Last year I got over my phobia of the ocean. In the past, every time I stuck a toe in the water I would hear the soundtrack from Jaws. Many of the resorts on the Mayan Riviera are located around a coral reef, so the water stays waist deep for quite a length, and because the water is clear I didn’t fear that anything was lurking beneath the depths. I loved seeing the tropical fish swim around my legs-no need for snorkel gear!
Matty on the other hand, still had to face his water phobia. Child screams like a little girl when he feels anything bigger than a grain of sand brush his legs:
Matty: Something is touching me!!
Me: It’s just a little fish.
Matty: That is not little. Nemo is little. That looks like what you ate for dinner last night.

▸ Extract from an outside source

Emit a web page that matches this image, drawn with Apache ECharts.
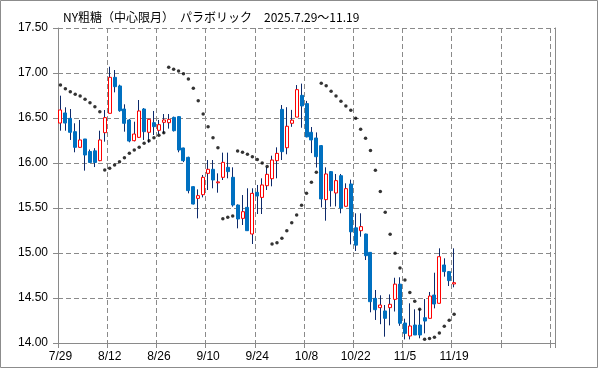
<!DOCTYPE html>
<html>
<head>
<meta charset="utf-8">
<script src="https://cdn.jsdelivr.net/npm/echarts@6/dist/echarts.min.js"></script>
<style>
html,body{margin:0;padding:0;background:#fff;}
#chart{width:599px;height:369px;}
</style>
</head>
<body>
<div id="chart"></div>
<script>
const titleText = "NY粗糖（中心限月）　パラボリック　2025.7.29～11.19";

const dates = [
  "7/29","7/30","7/31","8/1","8/4","8/5","8/6","8/7","8/8","8/11",
  "8/12","8/13","8/14","8/15","8/18","8/19","8/20","8/21","8/22","8/25",
  "8/26","8/27","8/28","8/29","9/2","9/3","9/4","9/5","9/8","9/9",
  "9/10","9/11","9/12","9/15","9/16","9/17","9/18","9/19","9/22","9/23",
  "9/24","9/25","9/26","9/29","9/30","10/1","10/2","10/3","10/6","10/7",
  "10/8","10/9","10/10","10/13","10/14","10/15","10/16","10/17","10/20","10/21",
  "10/22","10/23","10/24","10/27","10/28","10/29","10/30","10/31","11/3","11/4",
  "11/5","11/6","11/7","11/10","11/11","11/12","11/13","11/14","11/17","11/18",
  "11/19"
];
// empty slots to the right of the last trading day
const emptySlots = ["","","","","","","","","","","","","","","","","","","",""];

const opens = [
  16.444,16.556,16.496,16.348,16.174,16.267,16.128,16.135,16.026,16.337,
  16.552,16.952,16.856,16.600,16.478,16.248,16.285,16.600,16.341,16.448,
  16.363,16.452,16.448,16.507,16.515,16.167,16.063,15.737,15.607,15.648,
  15.885,15.930,15.780,15.841,15.952,15.841,15.533,15.385,15.507,15.211,
  15.674,15.618,15.748,15.826,16.026,16.596,16.170,16.441,16.510,16.752,
  16.660,16.341,16.278,16.193,15.593,15.904,15.667,15.859,15.519,15.767,
  15.280,15.248,15.211,15.007,14.496,14.393,14.356,14.393,14.485,14.654,
  14.222,14.078,14.200,14.200,14.281,14.274,14.533,14.441,14.867,14.793,
  14.656
];
const closes = [
  16.589,16.444,16.341,16.174,16.256,16.089,16.006,16.006,16.256,16.504,
  16.952,16.848,16.581,16.441,16.244,16.322,16.578,16.348,16.485,16.404,
  16.426,16.478,16.485,16.359,16.144,16.026,15.693,15.544,15.637,15.841,
  15.930,15.811,15.790,16.007,15.904,15.533,15.378,15.459,15.248,15.663,
  15.633,15.756,15.874,16.033,16.107,16.126,16.408,16.476,16.815,16.634,
  16.290,16.256,16.070,15.600,15.878,15.693,15.804,15.500,15.715,15.235,
  15.087,15.293,14.970,14.459,14.370,14.422,14.274,14.430,14.654,14.219,
  14.107,14.189,14.089,14.089,14.244,14.522,14.433,14.959,14.793,14.693,
  14.670
];
const lows = [
  16.359,16.359,16.256,16.119,16.170,15.915,16.000,15.955,16.020,16.237,
  16.550,16.785,16.570,16.348,16.230,16.240,16.280,16.256,16.226,16.311,
  16.322,16.330,16.382,16.350,16.119,16.010,15.663,15.540,15.385,15.618,
  15.700,15.719,15.670,15.811,15.830,15.515,15.274,15.311,15.248,15.100,
  15.433,15.433,15.700,15.741,15.830,16.033,16.097,16.402,16.510,16.392,
  16.285,16.110,15.950,15.507,15.359,15.515,15.518,15.441,15.515,15.095,
  15.022,15.181,14.922,14.341,14.256,14.209,14.070,14.196,14.350,14.191,
  14.040,14.040,14.089,14.052,14.107,14.274,14.385,14.441,14.737,14.633,
  14.619
];
const highs = [
  16.748,16.619,16.600,16.441,16.478,16.267,16.150,16.165,16.359,16.589,
  17.070,17.033,16.870,16.652,16.490,16.459,16.700,16.610,16.490,16.578,
  16.478,16.544,16.544,16.515,16.520,16.170,16.070,15.740,15.707,15.867,
  16.033,16.033,15.885,16.115,16.115,15.952,15.540,15.644,15.719,15.719,
  15.756,15.830,15.952,16.081,16.174,16.644,16.620,16.590,16.866,16.882,
  16.690,16.400,16.340,16.200,15.952,15.910,15.878,15.878,15.774,15.815,
  15.441,15.441,15.215,15.010,14.589,14.530,14.422,14.540,14.725,14.730,
  14.270,14.441,14.374,14.374,14.489,14.567,14.781,15.052,14.941,14.800,
  15.052
];
const sar = [
  16.867,16.826,16.793,16.763,16.744,16.707,16.670,16.626,16.570,15.922,
  15.941,15.978,16.015,16.059,16.107,16.144,16.174,16.219,16.248,16.281,
  16.307,16.337,17.063,17.041,17.022,16.993,16.933,16.830,16.693,16.544,
  16.404,16.281,16.170,15.381,15.396,15.411,16.133,16.119,16.096,16.070,
  16.040,16.000,15.960,15.100,15.115,15.163,15.248,15.337,15.422,15.530,
  15.663,15.785,15.896,16.885,16.859,16.796,16.744,16.687,16.633,16.585,
  16.496,16.376,16.274,16.140,15.920,15.683,15.452,15.209,14.996,14.833,
  14.700,14.561,14.463,14.374,14.041,14.050,14.063,14.110,14.187,14.252,
  14.320
];
const yTicks = { min: 14, max: 17.5, step: 0.5 };

const categories = dates.concat(emptySlots);
const wickData = opens.map((o, i) => [o, closes[i], lows[i], highs[i]]);
const bodyData = opens.map((o, i) => [o, closes[i], Math.min(o, closes[i]), Math.max(o, closes[i])]);

const gridGray = '#8a8a8a';
const chart = echarts.init(document.getElementById('chart'), null, { renderer: 'canvas' });
chart.setOption({
  animation: false,
  backgroundColor: '#ffffff',
  title: {
    text: titleText,
    left: 58, top: 6,
    textStyle: { fontSize: 12, fontWeight: 'normal', color: '#000', fontFamily: '"Noto Sans CJK JP", sans-serif' }
  },
  graphic: [{
    type: 'rect', silent: true,
    shape: { x: 0.5, y: 0.5, width: 597, height: 367 },
    style: { fill: 'none', stroke: '#8c8c8c', lineWidth: 1 }
  }],
  grid: { left: 58, right: 44, top: 28, bottom: 26, containLabel: false },
  xAxis: {
    type: 'category',
    data: categories,
    boundaryGap: true,
    axisLine: { show: true, lineStyle: { color: gridGray, width: 1 } },
    axisTick: { show: true, interval: 9, length: 5, lineStyle: { color: gridGray } },
    axisLabel: { interval: 9, color: '#000', fontSize: 12, margin: 8, fontFamily: '"Liberation Sans", Arial, sans-serif' },
    splitLine: { show: true, interval: 9, lineStyle: { color: gridGray, type: [5, 3], width: 1 } }
  },
  yAxis: [{
    type: 'value',
    min: yTicks.min, max: yTicks.max, interval: yTicks.step,
    axisLine: { show: true, lineStyle: { color: gridGray, width: 1 } },
    axisTick: { show: true, length: 5, lineStyle: { color: gridGray } },
    axisLabel: { color: '#000', fontSize: 12, margin: 10, fontFamily: '"Liberation Sans", Arial, sans-serif',
      formatter: v => v.toFixed(2) },
    splitLine: { show: true, lineStyle: { color: gridGray, type: [5, 3], width: 1 } }
  }, {
    type: 'value', position: 'right',
    min: yTicks.min, max: yTicks.max, interval: yTicks.step,
    axisLine: { show: true, lineStyle: { color: gridGray, width: 1 } },
    axisTick: { show: false }, axisLabel: { show: false }, splitLine: { show: false }
  }],
  series: [{
    name: 'wick', type: 'candlestick', data: wickData, barWidth: 1,
    itemStyle: { color: '#0d2a6b', color0: '#0d2a6b', borderColor: '#0d2a6b', borderColor0: '#0d2a6b', borderWidth: 1 }
  }, {
    name: 'body', type: 'candlestick', data: bodyData, barWidth: 3.5,
    itemStyle: { color: '#ffffff', color0: '#0070c0', borderColor: '#ff0000', borderColor0: '#0070c0', borderWidth: 1 }
  }, {
    name: 'SAR', type: 'scatter', data: sar, symbol: 'circle', symbolSize: 3.5,
    itemStyle: { color: '#000000' }
  }]
});
</script>
</body>
</html>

So imagine my astonishment when he suggested we take advantage of the free kayaks. And when Rebekah agreed to come along-well you could have shoveled sand into my hanging mouth. Fast forward to all five of us strapping on questionable smelling and too large life jackets.
Dad: Matty is taking the single, Rebekah and mom are going together, and I am going with Lydia.
Me: Um, maybe I should go with Rebekah. She and mom have never done this before.
Dad: It’s easy. They’ll be fine.
Famous last words.
Matty took off like a pro heading into the great beyond. I clambered into the front of the kayak and waited for dad to get on. Bad move. He dunked me into the water by jumping on too eagerly. Second time was the charm and were on our way. Left, right, left, right. This was fun! Wind in your face, the exhilarating rise and fall of the waves, sun warming your shoulders! I took a quick glance over my shoulder and my heart sunk with dread.
Me: Uh, dad. Mom and Rebekah haven’t left the shore yet.
Dad: They’ll be fine.
…30 seconds later
Me: Now they’re moving in circles.
Dad: Don’t worry, they’ll figure it out.
Me: Maybe we should head their way and help.
Dad: They have to learn. Kind of like when you throw a kid in the pool and hope for the best.
…30 seconds later
Me: DAD! They’re heading straight for the wall around the pier!
Dad: [sigh] Let’s go save them…What is your sister doing?!!
Rebekah was jabbing at the water with her oar like she was sticking a toothpick in a cake while mom navigated them in circles drawing closer and closer to the pier. As we drew closer the roar of the waves was replaced by a roar of a different kind.
Rebekah: We’re going to crash!!
Mom: Rebekah, paddle like me…left, right, left.
Rebekah: I am paddling!
Mom: I can’t see what you’re doing. Match up with me.
They lightly tapped the wall around the pier.
Me: Rebekah! STOP with the jabbing. Stroke left…NOT MY LEFT-YOUR LEFT!
Mom: What is she doing?! I can’t turn around.
Me: Stroke right. Together. No. Count and stroke together. Ok, now left, right, left.
Back towards the wall they go.
Rebekah: I don’t like this. We’re going back to the shore.
I think we lasted a total of 7 minutes on the water. The irony of it—They were in waist deep water the whole time. After that little adventure reading peacefully on the beach sounded very good. That night Matty and I reenacted the whole adventure sitting on our hotel beds while Rebekah gripped doubled over laughing.